Begin at the first line and end at the line containing "const colors = ['#3aabdf', '#15874a', '#d9141b'];". Extract exactly those lines.

Collected material:
§
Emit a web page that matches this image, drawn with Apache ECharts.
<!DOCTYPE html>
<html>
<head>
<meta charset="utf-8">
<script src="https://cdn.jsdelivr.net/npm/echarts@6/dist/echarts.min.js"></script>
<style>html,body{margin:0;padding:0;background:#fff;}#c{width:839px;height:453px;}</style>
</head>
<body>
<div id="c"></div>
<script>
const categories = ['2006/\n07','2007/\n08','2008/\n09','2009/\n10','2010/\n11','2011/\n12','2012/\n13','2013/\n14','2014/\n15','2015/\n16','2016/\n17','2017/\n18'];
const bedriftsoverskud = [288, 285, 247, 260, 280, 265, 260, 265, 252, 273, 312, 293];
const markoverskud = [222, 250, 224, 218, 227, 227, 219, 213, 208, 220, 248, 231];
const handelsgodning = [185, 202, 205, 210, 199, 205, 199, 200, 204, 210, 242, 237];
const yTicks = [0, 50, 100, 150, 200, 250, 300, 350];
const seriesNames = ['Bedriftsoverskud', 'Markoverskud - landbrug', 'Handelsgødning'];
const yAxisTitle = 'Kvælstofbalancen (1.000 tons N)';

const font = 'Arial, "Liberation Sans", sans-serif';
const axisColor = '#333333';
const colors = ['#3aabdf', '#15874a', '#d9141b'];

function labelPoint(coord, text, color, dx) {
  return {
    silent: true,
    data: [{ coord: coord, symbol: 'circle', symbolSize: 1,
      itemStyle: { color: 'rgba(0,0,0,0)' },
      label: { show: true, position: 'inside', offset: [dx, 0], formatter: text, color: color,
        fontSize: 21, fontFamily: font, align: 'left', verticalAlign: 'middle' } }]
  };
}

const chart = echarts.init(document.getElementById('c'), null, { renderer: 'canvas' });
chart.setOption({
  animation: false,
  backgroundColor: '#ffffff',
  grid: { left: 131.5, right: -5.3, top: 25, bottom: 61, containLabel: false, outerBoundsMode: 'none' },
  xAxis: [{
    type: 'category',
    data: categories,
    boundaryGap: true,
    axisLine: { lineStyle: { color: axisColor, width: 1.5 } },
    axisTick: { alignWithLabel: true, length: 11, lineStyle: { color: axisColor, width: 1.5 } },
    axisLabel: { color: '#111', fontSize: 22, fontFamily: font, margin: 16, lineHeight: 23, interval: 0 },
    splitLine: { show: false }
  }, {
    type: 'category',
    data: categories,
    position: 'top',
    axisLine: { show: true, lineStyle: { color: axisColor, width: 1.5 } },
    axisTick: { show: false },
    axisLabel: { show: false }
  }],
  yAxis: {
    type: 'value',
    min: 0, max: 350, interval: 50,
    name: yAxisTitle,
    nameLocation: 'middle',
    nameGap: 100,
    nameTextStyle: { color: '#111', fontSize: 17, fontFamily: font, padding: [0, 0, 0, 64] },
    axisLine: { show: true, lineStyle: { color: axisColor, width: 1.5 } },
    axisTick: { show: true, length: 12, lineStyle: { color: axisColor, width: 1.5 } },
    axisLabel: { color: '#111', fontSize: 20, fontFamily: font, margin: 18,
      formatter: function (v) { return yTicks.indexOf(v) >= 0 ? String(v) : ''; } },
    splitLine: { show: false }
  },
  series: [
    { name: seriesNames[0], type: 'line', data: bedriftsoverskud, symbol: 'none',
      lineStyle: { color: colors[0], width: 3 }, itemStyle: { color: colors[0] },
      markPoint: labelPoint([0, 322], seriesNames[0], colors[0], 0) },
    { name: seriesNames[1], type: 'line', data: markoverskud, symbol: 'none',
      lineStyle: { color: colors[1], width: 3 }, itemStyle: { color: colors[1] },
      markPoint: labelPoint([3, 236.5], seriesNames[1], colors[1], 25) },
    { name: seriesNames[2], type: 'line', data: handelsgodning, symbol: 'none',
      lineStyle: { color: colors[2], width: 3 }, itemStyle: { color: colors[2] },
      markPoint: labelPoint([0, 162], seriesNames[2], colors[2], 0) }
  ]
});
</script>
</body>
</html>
§
Complete output:
Emit a web page that matches this image, drawn with Apache ECharts.
<!DOCTYPE html>
<html>
<head>
<meta charset="utf-8">
<script src="https://cdn.jsdelivr.net/npm/echarts@6/dist/echarts.min.js"></script>
<style>html,body{margin:0;padding:0;background:#fff;}#c{width:839px;height:453px;}</style>
</head>
<body>
<div id="c"></div>
<script>
const categories = ['2006/\n07','2007/\n08','2008/\n09','2009/\n10','2010/\n11','2011/\n12','2012/\n13','2013/\n14','2014/\n15','2015/\n16','2016/\n17','2017/\n18'];
const bedriftsoverskud = [288, 285, 247, 260, 280, 265, 260, 265, 252, 273, 312, 293];
const markoverskud = [222, 250, 224, 218, 227, 227, 219, 213, 208, 220, 248, 231];
const handelsgodning = [185, 202, 205, 210, 199, 205, 199, 200, 204, 210, 242, 237];
const yTicks = [0, 50, 100, 150, 200, 250, 300, 350];
const seriesNames = ['Bedriftsoverskud', 'Markoverskud - landbrug', 'Handelsgødning'];
const yAxisTitle = 'Kvælstofbalancen (1.000 tons N)';

const font = 'Arial, "Liberation Sans", sans-serif';
const axisColor = '#333333';
const colors = ['#3aabdf', '#15874a', '#d9141b'];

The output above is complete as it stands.